Fortunately, the blameless approach has always been a core value of FlightAware engineering. It is a value I communicate as much as possible.
Our postmortem process is still evolving, but is currently comprised of the following phases:
- Initial writeup: The incident commander gathers all of the facts and data about the incident. This includes the timeline, cause of the incident, what changes were made to resolve it, start and end time, who was involved, etc. We aim to have this completed and peer reviewed within two business days. If there are action items identified that need addressed immediately, they will also be generated and prioritized.
- Deep dive: Now that the facts are understood and agreed upon, the SRE team does more of an introspective pass. A collaborative discussion is carried out to identify any process weaknesses, patterns, and greater or underlying issues that may need to be addressed. Some medium- and long-term action items may also be captured.
- Review: Every two weeks, we have a scheduled incident response meeting attended by the Vice President of Engineering, all Engineering group leads, and our SRE lead. Everyone who participated in an incident response since the last meeting is invited for a discussion and review of the incident. This goes beyond Site Reliability Engineering and has participation from developers as well. By this time, much of the incident is ironed out, understood, and has associated action items. This is a last pass for questions, concerns, feedback, and a general way to keep tabs on how we’re doing with incident response.
Through this process, we endeavor to make our software and services more reliable and resilient. By understanding what leads to a problem and going beyond a basic root cause analysis, we ensure that we are always moving in the right direction and guarding against future problems. This process can also help feed external customer communication, as part of our write up includes describing the customer impact.
Implementing new incident response and postmortem processes at FlightAware has helped provide much more rigor and structure to handling outages. We’ve gone from an ad hoc process to having roles and responsibilities. We’ve implemented postmortem processes to capture what broke but more importantly to identify the actions needed to guard against future failures.

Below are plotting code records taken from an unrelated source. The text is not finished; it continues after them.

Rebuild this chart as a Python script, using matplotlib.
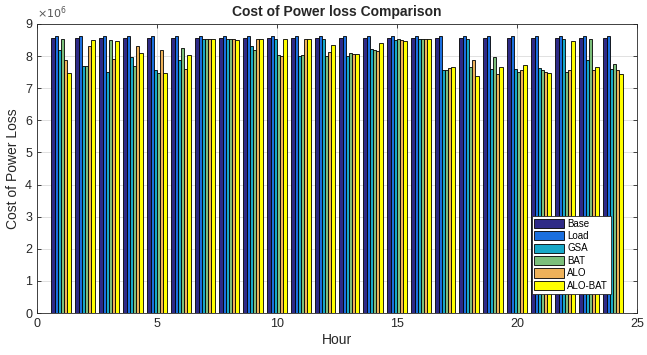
import numpy as np
import matplotlib.pyplot as plt

plt.rcParams["font.family"] = ["Liberation Sans", "DejaVu Sans"]

hours = np.arange(1, 25)
series_names = ["Base", "Load", "GSA", "BAT", "ALO", "ALO-BAT"]

# cost of power loss per hour (x 1e6)
base = [8.56] * 24
load = [8.64] * 24
gsa = [8.20, 7.68, 7.50, 7.97, 7.58, 7.88, 8.52, 8.52, 8.32, 8.52, 8.00, 8.54,
       8.00, 8.21, 8.50, 8.52, 7.58, 8.53, 7.59, 7.61, 7.64, 8.53, 7.87, 7.61]
bat = [8.52, 7.68, 8.50, 7.68, 7.47, 8.26, 8.52, 8.53, 8.18, 8.03, 8.02, 8.00,
       8.11, 8.18, 8.54, 8.52, 7.58, 7.65, 7.97, 7.51, 7.58, 7.51, 8.52, 7.74]
alo = [7.88, 8.30, 7.92, 8.33, 8.19, 7.60, 8.52, 8.52, 8.52, 7.99, 8.52, 8.13,
       8.08, 8.16, 8.50, 8.52, 7.63, 7.87, 7.44, 7.57, 7.51, 7.58, 7.56, 7.56]
alo_bat = [7.46, 8.50, 8.47, 8.11, 7.47, 8.05, 8.52, 8.50, 8.52, 8.52, 8.52, 8.35,
           8.06, 8.41, 8.48, 8.52, 7.66, 7.39, 7.66, 7.71, 7.47, 8.47, 7.66, 7.44]

colors = ["#2e2a87", "#1a6fdf", "#17a8c8", "#7cbf7b", "#efb25a", "#ffff00"]

all_series = [base, load, gsa, bat, alo, alo_bat]

fig = plt.figure(figsize=(6.47, 3.55), dpi=100)
ax = fig.add_axes([37 / 647, 42 / 355, 600 / 647, 289 / 355])

w = 0.8 / 6
for i, (name, vals) in enumerate(zip(series_names, all_series)):
    ax.bar(hours + (i - 2.5) * w, np.array(vals) * 1e6, width=w,
           color=colors[i], edgecolor="black", linewidth=0.6,
           label=name, zorder=3)

ax.set_xlim(0, 25)
ax.set_ylim(0, 9e6)
ax.set_xticks(np.arange(0, 26, 5))
ax.set_yticks(np.arange(0, 10) * 1e6)
ax.set_yticklabels([str(v) for v in range(10)])
ax.grid(True, color="#dcdcdc", linewidth=0.6, zorder=0)
ax.tick_params(direction="in", top=True, right=True, length=3,
               labelsize=9, colors="#262626", width=0.6)
for s in ax.spines.values():
    s.set_color("#262626")
    s.set_linewidth(0.6)

ax.text(0, 1.012, r"$\times10^6$", transform=ax.transAxes,
        fontsize=8, color="#555555", ha="left", va="bottom")
ax.set_title("Cost of Power loss Comparison", fontsize=10, fontweight="bold",
             color="#262626", pad=6)
ax.set_xlabel("Hour", fontsize=10, color="#262626", labelpad=2)
ax.set_ylabel("Cost of Power Loss", fontsize=10, color="#262626", labelpad=4)

leg = ax.legend(loc="lower right", bbox_to_anchor=(0.965, 0.05), fontsize=7,
                fancybox=False, framealpha=1, edgecolor="#262626",
                handlelength=3.0, handleheight=1.1, labelspacing=0.25,
                handletextpad=0.4, borderpad=0.3)
leg.get_frame().set_linewidth(0.6)
leg.set_zorder(5)

fig.savefig("out.png", dpi=100)
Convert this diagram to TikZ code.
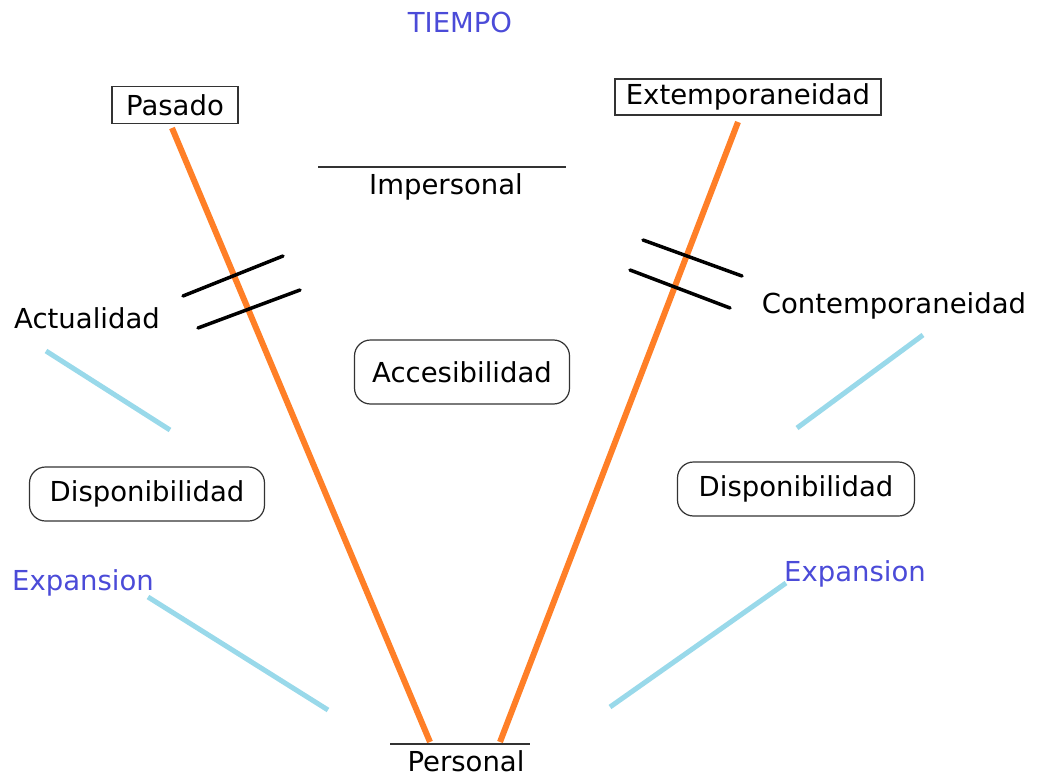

By implementing everything outlined here, we continually iterate on minimizing impact, maximizing lessons learned, and improving software. So far, we’ve seen response times shorten (especially for escalations), visibility for stakeholders increase, and much more cross-team collaboration and ownership during and after postmortems. The impact is clear and positive, and I’m looking forward to how we can continually push the bar higher over time.